Re: [PATCH] 2.5.21 kill warnings 4/19

Thomas 'Dent' Mirlacher (dent@cosy.sbg.ac.at)
Mon, 10 Jun 2002 22:18:21 +0200 (MET DST)


--snip/snip
> > to kill the 3.x warning?
>
> Well, the warning (at least from what I've seen) is when you do:
> "In " __FUNCTION__ " something bad happened\n", which __func__ just
> won't do. Doing:
> "In %s something bad happened\n", __FUNCTION__
> Is OK[1].

from gcc3/Function-Names:
--------------
Note that these semantics are deprecated, and that GCC 3.2 will handle __FUNCTION__ and __PRETTY_FUNCTION__ the same way as __func__.

__func__ is defined by the ISO standard C99:

The identifier __func__ is implicitly declared by the translator
as if, immediately following the opening brace of each function
definition, the declaration

static const char __func__[] = "function-name";

appeared, where function-name is the name of the lexically-enclosing
function. This name is the unadorned name of the function.

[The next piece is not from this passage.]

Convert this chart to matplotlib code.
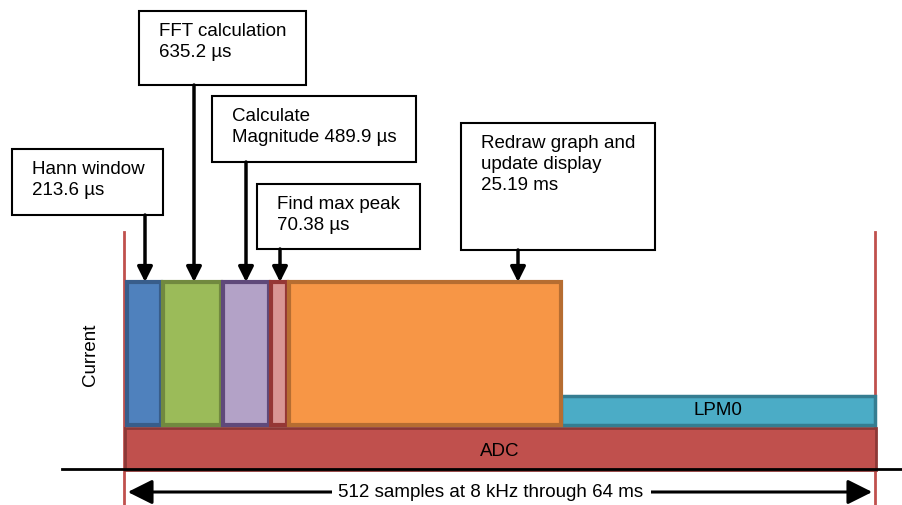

By this definition, __func__ is a variable, not a string literal. In particular, __func__ does not catenate with other string literals.
--------------

which means, __FUNCTION__ will still be supported (gcc3.2), you just cannot
catenate it as it was the case before.

so Toms snipplet above should be ok for all versions of gcc which are
recommended today, and will also work with gcc3.2

tm

-- 
in some way i do, and in some way i don't.